In the Balkans, especially in Kosovo, one of the most intriguing issues is about memory. As you know, memory, in its acquaintance with the past, is the only tool available for the power to set up a “narrative of the present” and pave the way for an “image of the future”. Since the present is just happening in the same time you say and the future is not belonging to everyday life, the past – and, as a consequence, the memory of the past – is the basic additive to establish a narrative, to form a collective memory and to set up a prevalent ideology to define the profile of a community and justify a kind of power.
On the other hand, the social memory, in the way it dialogues with the cultural memories of a people and distinguishes itself from the different, particular and specific personal memories of a group, is a very important path to establish the collective memory and a decisive discourse to forge a national memory, which is at the beginning of the “common sense” of a nation. In this way, you can also afford two different approaches to the issue of memory: as a cultural environment binding people together, establishing a community, and as a political instrument for national ideology, legitimizing a power-scheme.
This is true in any case; specifically true in the case of the Balkans, particularly in Kosovo, where the cultural ground and a common memory of Albanian people is based on the “Kanun” (the Code issued by the despot Lekë Dukagjini in the 15th century and coming from a tradition of norms for social life), especially for the transfer of its learning from generation to generation; while a significant depository of memories for Serbian people is relying onto the heritage of “Dušan Code” (the Code by Tsar Dušan from the 14th century, which is a base of Serbian statehood and depicted as the first Serbian Constitution).
Since the last years, two major families in a Kosovo city, entered a very hard dead-end row, through aggressions and revenge, after a member from one of those families have killed the other family’s son. Then, as a revenge, the family of the dead one decided to kill women from the side of the competing family and, after this new murder, the chain of blood revenge was expanding, even if killing of children and women isn’t allowed by the “rule of honor” which is placed at the base of the ancestral, customary and patriarchist Kanun.
Kanun, for patriarchal reasons, does not allow such murder, because blood is considered only for men’s issues; but, for those women, the families expanded the chain of revenge and feuds. Besides, you have to consider that family in that case committed murder not in a specific place, but in open place, in such a way also wounding innocent people: this is what happened there, with a new recent killing, which involved people in feud and some more people, which went injured, not belonging to those families, and getting hurt.

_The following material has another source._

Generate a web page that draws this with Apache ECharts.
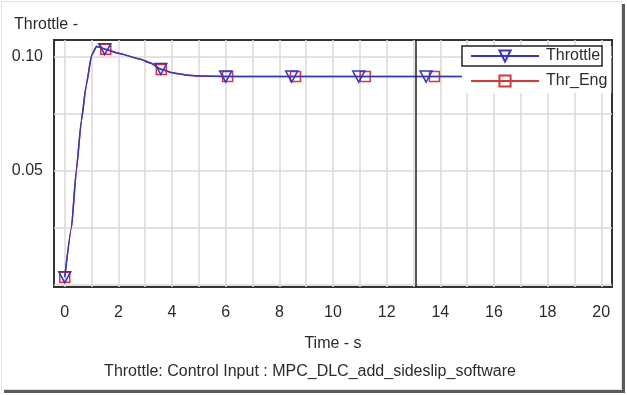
<!DOCTYPE html>
<html>
<head>
<meta charset="utf-8">
<script src="https://cdn.jsdelivr.net/npm/echarts@6/dist/echarts.min.js"></script>
<style>
html,body{margin:0;padding:0;background:#fff;}
#chart{width:627px;height:395px;}
</style>
</head>
<body>
<div id="chart"></div>
<script>
// ---- data ----
const throttleTime  = [0, 0.25, 0.43, 0.62, 0.8, 1.0, 1.18, 1.3, 1.49, 2.0, 2.8, 3.2, 3.58, 4.0, 4.5, 5.0, 6.0, 8.46, 10.96, 13.47, 14.8];
const throttleValue = [0.0035, 0.025, 0.050, 0.072, 0.0874, 0.1005, 0.1045, 0.1042, 0.1033, 0.1015, 0.0990, 0.0972, 0.0946, 0.0930, 0.0920, 0.0915, 0.0913, 0.0913, 0.0913, 0.0913, 0.0913];
const throttleMarks = [0, 1.49, 3.58, 6.0, 8.46, 10.96, 13.47];

const thrEngTime  = [0, 0.25, 0.43, 0.62, 0.8, 1.0, 1.18, 1.3, 1.53, 2.0, 2.8, 3.2, 3.6, 4.0, 4.5, 5.0, 6.07, 8.6, 11.2, 13.78, 14.8];
const thrEngValue = [0.0035, 0.025, 0.050, 0.072, 0.0874, 0.1005, 0.1045, 0.1042, 0.1032, 0.1015, 0.0990, 0.0972, 0.0944, 0.0930, 0.0920, 0.0915, 0.0913, 0.0913, 0.0913, 0.0913, 0.0913];
const thrEngMarks = [0, 1.53, 3.6, 6.07, 8.6, 11.2, 13.78];

const cursorTime = 13.07;

const xTicks  = [0,1,2,3,4,5,6,7,8,9,10,11,12,13,14,15,16,17,18,19,20];
const xLabels = [0,2,4,6,8,10,12,14,16,18,20];
const yTicks  = [0, 0.025, 0.05, 0.075, 0.10];
const yLabels = [0.05, 0.10];

const seriesNames = ['Throttle', 'Thr_Eng'];
const yTitle = 'Throttle -';
const xTitle = 'Time - s';
const subTitle = 'Throttle: Control Input : MPC_DLC_add_sideslip_software';

function buildData(times, values, marks) {
  return times.map((t, i) => {
    const item = { value: [t, values[i]] };
    if (marks.indexOf(t) < 0) item.symbol = 'none';
    return item;
  });
}

const FONT = '"Liberation Sans", Arial, sans-serif';
const TXT = '#2b2b2b';
const BLUE = '#3535c8';
const RED = '#e03434';

const chart = echarts.init(document.getElementById('chart'), null, {renderer: 'canvas'});
chart.setOption({
  animation: false,
  backgroundColor: '#fff',
  title: {
    text: yTitle, left: 9, top: 12,
    textStyle: {fontFamily: FONT, fontSize: 16, fontWeight: 'normal', color: TXT}
  },
  grid: {
    left: 54, top: 40, right: 15, bottom: 108,
    show: true, borderColor: '#333', borderWidth: 2, backgroundColor: 'transparent'
  },
  legend: {
    data: seriesNames,
    orient: 'vertical',
    left: 462, top: 46,
    padding: [0, 4, 2, 8],
    itemGap: 5,
    itemWidth: 68, itemHeight: 14,
    backgroundColor: '#fff',
    textStyle: {fontFamily: FONT, fontSize: 16, color: TXT, lineHeight: 20, padding: [0,0,0,2]}
  },
  xAxis: {
    type: 'value', min: -0.4, max: 20.4,
    name: xTitle, nameLocation: 'middle', nameGap: 49,
    nameTextStyle: {fontFamily: FONT, fontSize: 16, color: TXT},
    axisLine: {show: false},
    axisTick: {show: false, customValues: xTicks},
    axisLabel: {customValues: xLabels, fontFamily: FONT, fontSize: 16, color: TXT, margin: 18},
    splitLine: {show: true, lineStyle: {color: '#d8d8d8', width: 1.5}}
  },
  yAxis: {
    type: 'value', min: -0.0008, max: 0.1073,
    axisLine: {show: false},
    axisTick: {show: false, customValues: yTicks},
    axisLabel: {
      customValues: yLabels, fontFamily: FONT, fontSize: 16, color: TXT, margin: 11,
      formatter: v => v.toFixed(2)
    },
    splitLine: {show: true, lineStyle: {color: '#d8d8d8', width: 1.5}}
  },
  series: [
    {
      name: seriesNames[1], type: 'line',
      data: buildData(thrEngTime, thrEngValue, thrEngMarks),
      symbol: 'rect', symbolSize: 10,
      smooth: 0.15, smoothMonotone: 'x',
      itemStyle: {color: 'rgba(255,255,255,0)', borderColor: RED, borderWidth: 1.5},
      lineStyle: {color: RED, width: 1.5},
      z: 2
    },
    {
      name: seriesNames[0], type: 'line',
      data: buildData(throttleTime, throttleValue, throttleMarks),
      symbol: 'triangle', symbolRotate: 180, symbolSize: [12, 11],
      smooth: 0.15, smoothMonotone: 'x',
      itemStyle: {color: 'rgba(255,255,255,0)', borderColor: BLUE, borderWidth: 1.5},
      lineStyle: {color: BLUE, width: 1.5},
      z: 3,
      markLine: {
        silent: true, symbol: 'none', animation: false,
        label: {show: false},
        lineStyle: {color: '#222', width: 1.5, type: 'solid'},
        data: [{xAxis: cursorTime}]
      }
    }
  ],
  graphic: [
    {type: 'rect', z: 100, shape: {x: 462, y: 46, width: 140, height: 20},
     style: {fill: 'none', stroke: '#222', lineWidth: 1.5}},
    {type: 'text', z: 100, x: 310, y: 372,
     style: {text: subTitle, fontFamily: FONT, fontSize: 16, fill: TXT, align: 'center', verticalAlign: 'middle'}},
    {type: 'rect', z: 100, shape: {x: 1.5, y: 1.5, width: 620, height: 388},
     style: {fill: 'none', stroke: '#e2e2e2', lineWidth: 1}},
    {type: 'line', z: 100, shape: {x1: 623.5, y1: 4, x2: 623.5, y2: 393},
     style: {stroke: '#5a5a5a', lineWidth: 3}},
    {type: 'line', z: 100, shape: {x1: 4, y1: 391.5, x2: 625, y2: 391.5},
     style: {stroke: '#5a5a5a', lineWidth: 3}}
  ]
});
</script>
</body>
</html>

This way is forbidden by Kanun, because, according with the tradition, you’ve to go through the street, go straight – face to face – with your competitor and clearly say the reasons why you’re going to take the blood from him: you’ve to say the reasons why you’re getting involved into the feud. The way of the last killing is far from Kanun and it’s also showing how much Kanun is being just nowadays “used” not for positive but for negative, to justify a crime and not to establish a – even bloody – kind of matter of justice.
Mitrovica is one of the real out-posts, a “symbolical” centre, of Kosovo conflict, because it was one of the most important workers’ and industrial towns in Yugoslavia, and it’s divided by the bridge over the Ibar river in two sectors with two ethnicities, a Serb majority North (Kosovska Mitrovica) and an Albanian majority South (Mitrovicë). A part from this, certain neighborhoods are sensitive for their social composition and conflict consequences, like Bosniak Mahala, Kodra Minatorëve (Miners’ Hill) and Three Towers, in the North.
They are places of “conflict inside the conflict”, since the proximity reasons of the conflict are mixing with the “prevalent” ones and the violence affection of the war consequences of 1999 is kept alive by the micro-sphere of violence and the survival of an everyday memory of the past. Doing a project survey in the “Three Towers”, people said the situation is usually calm and, in the same time, tense, especially because of the difficult economic situation, the lack in jobs and opportunities, the troubles in moving from place to place, even inside Kosovo, and the little communication across communities, especially with Serbs.
According with the institutional arrangement of the area, belonging to the Northern Sector, it is not having any Kosovo institution, it is ruled by Serb Municipality, alongside with Serbian institutions, which are supported and financed by Serbia and will enter the Community of Serb Municipalities. It’s a complex situation, also because Albanian people there felt scared after provocations or threats by extremists, and we can say they share a similar situation, up to certain extent, to Serbs and Roma people in other places or villages in Kosovo, which are exposed to injuries and threats by radical fringes and extremists.
Nowadays, a part from some specific circumstance, there are no conflict evidences or injuries related to the post-conflict situation. Otherwise, it’s quite evident the survival of a “chain of violence”, generally latent, passing through different levels, structural, cultural and, sometimes, direct violence. It is a challenge to face through social and cultural tools, matter of education and civic engagement. The cultural deposits of collective – possibly shared – memories can constitute a ground for the detection of common traits or shared assets, capable of feeding, with the definition of identity, a main path for communication.
It’s time to single out links, looking for practical common traces in shared living communities. Coming from the past, exploring the “collective memories” of peoples, with the idea of a new base for common life, is a major path for positive peace and coexistence.